La Quinzaine littéraire, juin 1991, par Jean-Paul Manganaro
Les pages de Françoise Asso ont la beauté du diable ; au-delà des récits dont on peut esquisser vaguement ce qui leur confère cette allure de profonde mise en suspens, se dessinent des phrases plongées dans des géométries parfaites, l’une à la suite de l’autre, dans des situations faussement binaires ou trinaires, mais qui ne sont, chaque fois, qu’un puissant reflet diapré du moi, un ramage continu et inépuisable de la pensée, où ce qui fait force n’est pas seulement tout un art de la digression, mais, bien plus, une manière de penser librement la transgression.

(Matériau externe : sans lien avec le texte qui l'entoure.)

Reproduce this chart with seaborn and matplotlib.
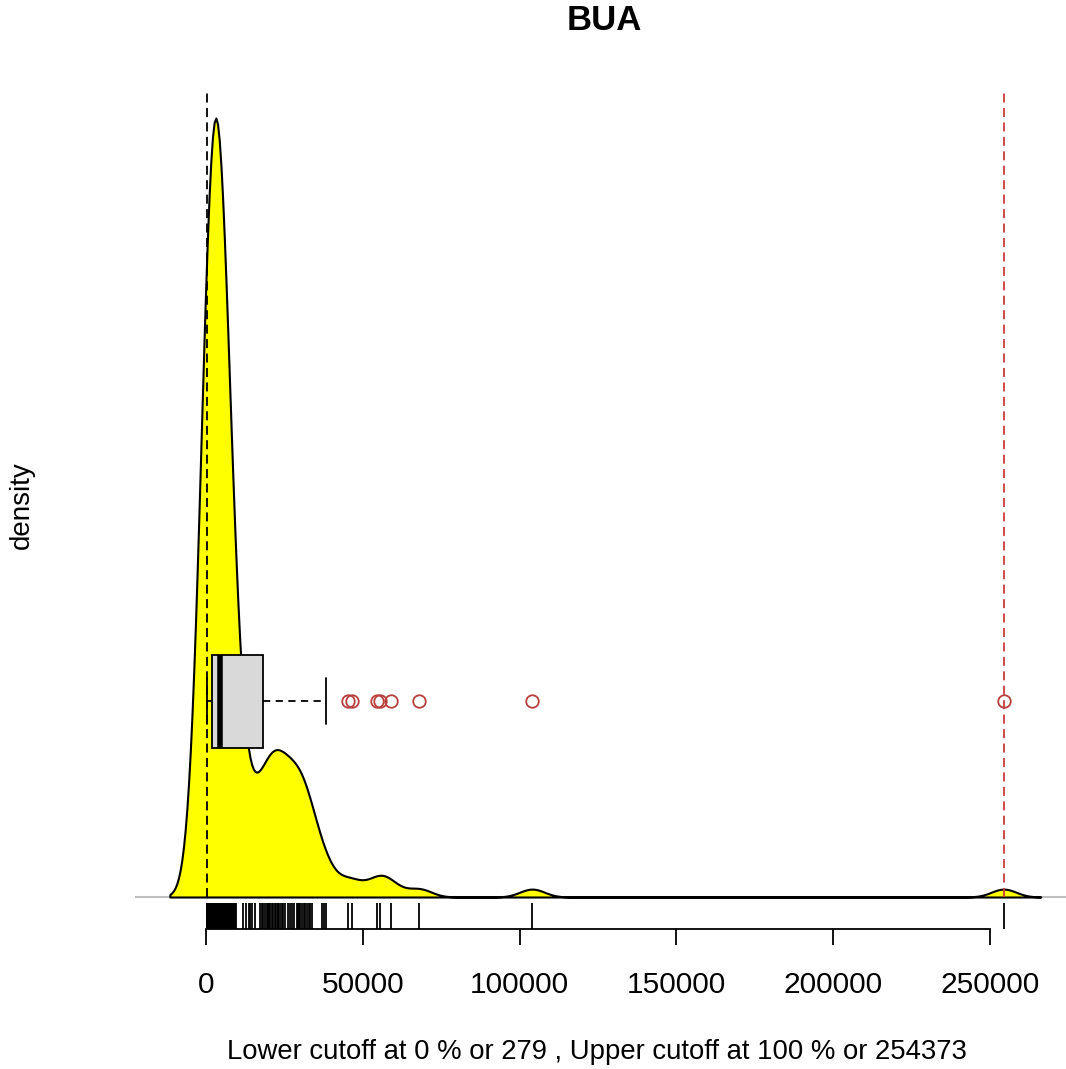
import numpy as np
import matplotlib
matplotlib.use("Agg")
import matplotlib.pyplot as plt
import seaborn as sns

# ---- data (values read from the rug / boxplot of the reference) ----
bua_low = [279, 310, 350, 390, 420, 460, 500, 530, 570, 610,
           640, 680, 720, 750, 790, 830, 860, 900, 940, 980,
           1010, 1050, 1090, 1120, 1160, 1200, 1240, 1280, 1310, 1350,
           1390, 1430, 1470, 1510, 1550, 1590, 1630, 1680, 1740, 1800, 1870]
bua_mid = [1930, 1990, 2040, 2110, 2170, 2230, 2300, 2360, 2420, 2480,
           2550, 2610, 2680, 2740, 2800, 2870, 2930, 3000, 3060, 3130,
           3190, 3260, 3320, 3390, 3450, 3510, 3580, 3640, 3700, 3770,
           3830, 3900, 3960, 4020, 4090, 4150, 4220, 4280, 4350, 4410, 4480]
bua_upper_main = [4560, 4640, 4720, 4800, 4890, 4970, 5060, 5150, 5240, 5340,
                  5440, 5550, 5660, 5780, 5900, 6030, 6160, 6300, 6450, 6600,
                  6760, 6930, 7110, 7300, 7500, 7710, 7930, 8160, 8400, 8660,
                  8940, 9250, 9700]
bua_shoulder = [11900, 12600, 13600, 14100, 14600, 15600, 17300, 17900, 18200,
                18900, 19400, 19800, 20200, 20500, 21000, 21500, 22000, 22400,
                22800, 23100, 23600, 24100, 24700, 25200, 26300, 26900, 27500,
                28200, 28900, 29200, 29500, 30000, 30500, 31100, 31600, 32100,
                32700, 33200, 33700, 36900, 37600, 38300]
bua_outliers = [45400, 46500, 54400, 55500, 59000, 68000, 104000, 254373]

lower_cutoff = 279
upper_cutoff = 254373
x_ticks = [0, 50000, 100000, 150000, 200000, 250000]
x_tick_labels = ["0", "50000", "100000", "150000", "200000", "250000"]
title_text = "BUA"
x_label = "Lower cutoff at 0 % or 279 , Upper cutoff at 100 % or 254373"
y_label = "density"

data = np.array(bua_low + bua_mid + bua_upper_main + bua_shoulder + bua_outliers, dtype=float)

# R's bw.nrd0 bandwidth
n = len(data)
q1, q3 = np.percentile(data, [25, 75])
sd = np.std(data, ddof=1)
bw = 0.9 * min(sd, (q3 - q1) / 1.34) * n ** (-0.2)
bw_factor = bw / sd

sns.set_style("white")
plt.rcParams["font.family"] = ["Liberation Sans", "DejaVu Sans"]
plt.rcParams["text.color"] = "black"
plt.rcParams["axes.labelcolor"] = "black"
plt.rcParams["xtick.color"] = "black"

W, H = 1066, 1069
fig = plt.figure(figsize=(W / 100, H / 100), dpi=100)
ax_l, ax_r, ax_t, ax_b = 135, 1066, 90, 929
ax = fig.add_axes([ax_l / W, 1 - ax_b / H, (ax_r - ax_l) / W, (ax_b - ax_t) / H])

sns.kdeplot(x=data, bw_method=bw_factor, cut=3, gridsize=512, fill=True,
            facecolor=(1, 1, 0, 1), edgecolor="black", linewidth=1.5, alpha=1,
            ax=ax, zorder=2)

verts = ax.collections[0].get_paths()[0].vertices
peak = verts[:, 1].max()

# pixel mapping in x: 0 -> 206 px, 250000 -> 990 px
px_per_unit = (990 - 206) / 250000
xlim = ((ax_l - 206) / px_per_unit, (ax_r - 206) / px_per_unit)
base_px = 897
unit_px = (base_px - 118) / peak
ylim = (-(ax_b - base_px) / unit_px, (base_px - ax_t) / unit_px)

ax.axhline(0, color="#BEBEBE", linewidth=1.5, zorder=1)

box_pos = (base_px - 701) / unit_px
box_w = 93 / unit_px
ax.boxplot(data, orientation="horizontal", positions=[box_pos], widths=box_w,
           patch_artist=True, manage_ticks=False, zorder=4,
           boxprops=dict(facecolor="#D9D9D9", edgecolor="black", linewidth=1.3),
           medianprops=dict(color="black", linewidth=4, solid_capstyle="butt"),
           whiskerprops=dict(color="black", linewidth=1.3, linestyle=(0, (4, 3))),
           capprops=dict(color="black", linewidth=1.3),
           flierprops=dict(marker="o", markerfacecolor="none", markeredgecolor="#B8403C",
                           markersize=9, markeredgewidth=1.3))

ax.vlines([lower_cutoff], 0, ylim[1], colors="black", linestyles=[(0, (5, 3))], linewidth=1.3, zorder=3)
ax.vlines([upper_cutoff], 0, ylim[1], colors="#CD3C3C", linestyles=[(0, (5, 3))], linewidth=1.3, zorder=3)

sns.rugplot(x=data, height=0.031, color="black", linewidth=1.3, ax=ax, expand_margins=False)

ax.set_xlim(xlim)
ax.set_ylim(ylim)

for s in ["left", "top", "right"]:
    ax.spines[s].set_visible(False)
ax.spines["bottom"].set_bounds(x_ticks[0], x_ticks[-1])
ax.spines["bottom"].set_linewidth(1.3)
ax.spines["bottom"].set_color("black")
ax.set_yticks([])
ax.set_xticks(x_ticks, x_tick_labels)
ax.tick_params(axis="x", direction="out", length=11.5, width=1.3, pad=19,
               labelsize=21.5, colors="black", bottom=True)

ax.set_xlabel(x_label, fontsize=19.8)
ax.xaxis.set_label_coords((597 - ax_l) / (ax_r - ax_l), (ax_b - 1052) / (ax_b - ax_t))
ax.xaxis.label.set_va("center")
ax.set_ylabel(y_label, fontsize=20)
ax.yaxis.set_label_coords((22 - ax_l) / (ax_r - ax_l), (ax_b - 505) / (ax_b - ax_t))
ax.yaxis.label.set_va("center")

t = ax.set_title(title_text, fontsize=25, fontweight="bold", color="black", pad=0,
                 y=(ax_b - 21) / (ax_b - ax_t), va="center")
t.set_x((604 - ax_l) / (ax_r - ax_l))

fig.savefig("out.png", dpi=100)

Écriture surprenante, où ne s’affirme pas qu’un simple goût pour les mots – comme on dirait quelque chose de naturel –, mais la violence latente de cet ensemble de choses auxquelles on n’a jamais pensé. Il y a, dans ces géométries, toute une science des dosages qui nous accule constamment à quelque chose de mystérieux et profond. C’est lisse et poli et ça travaille pourtant sournoisement – elle dit elle-même : dans les trous et les traces –, dans ce qu’elle éparpille et file, soubresauts et crêpures avec des plis de l’écriture, autant d’écarts qui façonnent notre oreille, modulent en nous une voix secrète, un parler des yeux dont, du coup, nous aimerions qu’il eût été toujours le nôtre. Une langue qui, sans oublier les vertus du factuel ou les effets du réel, nous embrasse dans l’ambiguïté de ses timbres classiques et de sa démarche baroque ; qui nous encercle de son laconisme vibrant, plein de malices, brodé de cruautés qui trament une nécessité, celle, entre autres, d’ôter des mots pour un plus-dire. Et dans ces digressions géométriques de la pensée résonne l’écho d’un humour gai dont la manifestation confère aux phrases une joie qui sait recouvrir le travail sourd de nos petites angoisses.